■ **Dataset section**:
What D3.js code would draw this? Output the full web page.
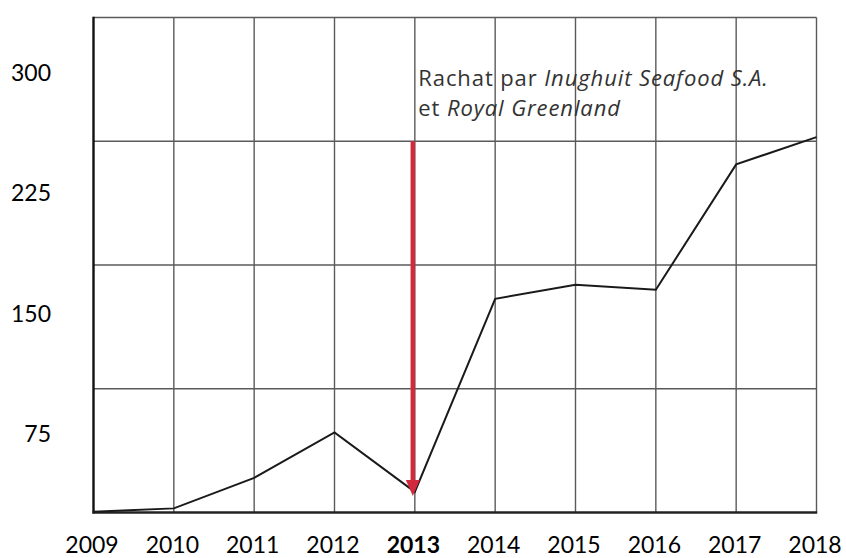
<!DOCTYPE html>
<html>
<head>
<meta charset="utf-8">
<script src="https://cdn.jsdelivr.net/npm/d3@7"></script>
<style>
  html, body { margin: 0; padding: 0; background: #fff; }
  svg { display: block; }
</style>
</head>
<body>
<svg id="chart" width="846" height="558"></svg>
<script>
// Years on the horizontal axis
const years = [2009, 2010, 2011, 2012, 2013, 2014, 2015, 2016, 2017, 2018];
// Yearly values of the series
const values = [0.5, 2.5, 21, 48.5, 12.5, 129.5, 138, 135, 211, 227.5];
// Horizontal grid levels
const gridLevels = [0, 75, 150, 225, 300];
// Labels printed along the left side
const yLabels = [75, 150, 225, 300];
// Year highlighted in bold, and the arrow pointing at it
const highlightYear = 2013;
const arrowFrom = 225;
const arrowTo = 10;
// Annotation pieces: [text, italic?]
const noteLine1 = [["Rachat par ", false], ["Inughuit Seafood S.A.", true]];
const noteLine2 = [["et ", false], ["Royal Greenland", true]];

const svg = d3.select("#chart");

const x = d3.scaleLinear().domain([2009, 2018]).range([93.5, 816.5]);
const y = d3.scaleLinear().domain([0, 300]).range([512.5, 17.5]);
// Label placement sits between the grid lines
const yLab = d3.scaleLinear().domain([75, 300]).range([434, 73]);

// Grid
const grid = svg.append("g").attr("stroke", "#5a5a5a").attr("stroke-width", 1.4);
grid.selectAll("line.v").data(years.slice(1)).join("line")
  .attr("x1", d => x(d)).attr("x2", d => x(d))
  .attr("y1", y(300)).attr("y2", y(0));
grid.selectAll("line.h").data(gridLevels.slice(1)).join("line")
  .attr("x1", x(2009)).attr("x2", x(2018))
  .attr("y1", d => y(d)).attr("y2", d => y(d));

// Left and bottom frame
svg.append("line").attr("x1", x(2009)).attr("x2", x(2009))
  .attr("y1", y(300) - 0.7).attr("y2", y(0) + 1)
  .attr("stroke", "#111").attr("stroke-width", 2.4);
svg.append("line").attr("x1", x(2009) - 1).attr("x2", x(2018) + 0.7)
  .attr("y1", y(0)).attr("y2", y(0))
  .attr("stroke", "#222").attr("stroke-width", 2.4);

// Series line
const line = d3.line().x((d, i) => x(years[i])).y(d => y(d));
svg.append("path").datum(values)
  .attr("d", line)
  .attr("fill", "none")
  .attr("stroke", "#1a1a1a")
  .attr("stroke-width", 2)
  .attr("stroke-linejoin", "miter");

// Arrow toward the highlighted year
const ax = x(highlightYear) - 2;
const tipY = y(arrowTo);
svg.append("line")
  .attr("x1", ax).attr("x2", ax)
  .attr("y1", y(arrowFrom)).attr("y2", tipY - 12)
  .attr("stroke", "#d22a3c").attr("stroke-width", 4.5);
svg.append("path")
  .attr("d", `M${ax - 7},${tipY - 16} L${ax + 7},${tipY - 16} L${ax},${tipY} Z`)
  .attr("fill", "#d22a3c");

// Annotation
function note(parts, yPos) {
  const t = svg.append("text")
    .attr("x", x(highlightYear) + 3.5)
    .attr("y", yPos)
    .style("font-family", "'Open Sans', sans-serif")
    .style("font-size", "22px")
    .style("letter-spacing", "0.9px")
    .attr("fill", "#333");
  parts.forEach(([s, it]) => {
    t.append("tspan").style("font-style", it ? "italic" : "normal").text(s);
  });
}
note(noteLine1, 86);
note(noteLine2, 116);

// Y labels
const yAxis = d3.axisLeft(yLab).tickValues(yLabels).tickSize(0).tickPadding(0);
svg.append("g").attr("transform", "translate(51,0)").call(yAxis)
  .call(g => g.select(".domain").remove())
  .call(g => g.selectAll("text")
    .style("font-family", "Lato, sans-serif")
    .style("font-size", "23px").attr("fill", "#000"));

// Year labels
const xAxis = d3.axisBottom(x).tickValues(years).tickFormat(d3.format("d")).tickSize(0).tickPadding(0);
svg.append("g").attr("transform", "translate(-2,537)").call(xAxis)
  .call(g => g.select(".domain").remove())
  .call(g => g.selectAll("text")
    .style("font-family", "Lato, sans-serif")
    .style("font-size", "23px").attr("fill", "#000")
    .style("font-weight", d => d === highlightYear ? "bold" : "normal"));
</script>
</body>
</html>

■ **What to do**: Go through the listing above and write it all out exactly, leaving out any picture.

■ **Solution for this task**:
What D3.js code would draw this? Output the full web page.
<!DOCTYPE html>
<html>
<head>
<meta charset="utf-8">
<script src="https://cdn.jsdelivr.net/npm/d3@7"></script>
<style>
  html, body { margin: 0; padding: 0; background: #fff; }
  svg { display: block; }
</style>
</head>
<body>
<svg id="chart" width="846" height="558"></svg>
<script>
// Years on the horizontal axis
const years = [2009, 2010, 2011, 2012, 2013, 2014, 2015, 2016, 2017, 2018];
// Yearly values of the series
const values = [0.5, 2.5, 21, 48.5, 12.5, 129.5, 138, 135, 211, 227.5];
// Horizontal grid levels
const gridLevels = [0, 75, 150, 225, 300];
// Labels printed along the left side
const yLabels = [75, 150, 225, 300];
// Year highlighted in bold, and the arrow pointing at it
const highlightYear = 2013;
const arrowFrom = 225;
const arrowTo = 10;
// Annotation pieces: [text, italic?]
const noteLine1 = [["Rachat par ", false], ["Inughuit Seafood S.A.", true]];
const noteLine2 = [["et ", false], ["Royal Greenland", true]];

const svg = d3.select("#chart");

const x = d3.scaleLinear().domain([2009, 2018]).range([93.5, 816.5]);
const y = d3.scaleLinear().domain([0, 300]).range([512.5, 17.5]);
// Label placement sits between the grid lines
const yLab = d3.scaleLinear().domain([75, 300]).range([434, 73]);

// Grid
const grid = svg.append("g").attr("stroke", "#5a5a5a").attr("stroke-width", 1.4);
grid.selectAll("line.v").data(years.slice(1)).join("line")
  .attr("x1", d => x(d)).attr("x2", d => x(d))
  .attr("y1", y(300)).attr("y2", y(0));
grid.selectAll("line.h").data(gridLevels.slice(1)).join("line")
  .attr("x1", x(2009)).attr("x2", x(2018))
  .attr("y1", d => y(d)).attr("y2", d => y(d));

// Left and bottom frame
svg.append("line").attr("x1", x(2009)).attr("x2", x(2009))
  .attr("y1", y(300) - 0.7).attr("y2", y(0) + 1)
  .attr("stroke", "#111").attr("stroke-width", 2.4);
svg.append("line").attr("x1", x(2009) - 1).attr("x2", x(2018) + 0.7)
  .attr("y1", y(0)).attr("y2", y(0))
  .attr("stroke", "#222").attr("stroke-width", 2.4);

// Series line
const line = d3.line().x((d, i) => x(years[i])).y(d => y(d));
svg.append("path").datum(values)
  .attr("d", line)
  .attr("fill", "none")
  .attr("stroke", "#1a1a1a")
  .attr("stroke-width", 2)
  .attr("stroke-linejoin", "miter");

// Arrow toward the highlighted year
const ax = x(highlightYear) - 2;
const tipY = y(arrowTo);
svg.append("line")
  .attr("x1", ax).attr("x2", ax)
  .attr("y1", y(arrowFrom)).attr("y2", tipY - 12)
  .attr("stroke", "#d22a3c").attr("stroke-width", 4.5);
svg.append("path")
  .attr("d", `M${ax - 7},${tipY - 16} L${ax + 7},${tipY - 16} L${ax},${tipY} Z`)
  .attr("fill", "#d22a3c");

// Annotation
function note(parts, yPos) {
  const t = svg.append("text")
    .attr("x", x(highlightYear) + 3.5)
    .attr("y", yPos)
    .style("font-family", "'Open Sans', sans-serif")
    .style("font-size", "22px")
    .style("letter-spacing", "0.9px")
    .attr("fill", "#333");
  parts.forEach(([s, it]) => {
    t.append("tspan").style("font-style", it ? "italic" : "normal").text(s);
  });
}
note(noteLine1, 86);
note(noteLine2, 116);

// Y labels
const yAxis = d3.axisLeft(yLab).tickValues(yLabels).tickSize(0).tickPadding(0);
svg.append("g").attr("transform", "translate(51,0)").call(yAxis)
  .call(g => g.select(".domain").remove())
  .call(g => g.selectAll("text")
    .style("font-family", "Lato, sans-serif")
    .style("font-size", "23px").attr("fill", "#000"));

// Year labels
const xAxis = d3.axisBottom(x).tickValues(years).tickFormat(d3.format("d")).tickSize(0).tickPadding(0);
svg.append("g").attr("transform", "translate(-2,537)").call(xAxis)
  .call(g => g.select(".domain").remove())
  .call(g => g.selectAll("text")
    .style("font-family", "Lato, sans-serif")
    .style("font-size", "23px").attr("fill", "#000")
    .style("font-weight", d => d === highlightYear ? "bold" : "normal"));
</script>
</body>
</html>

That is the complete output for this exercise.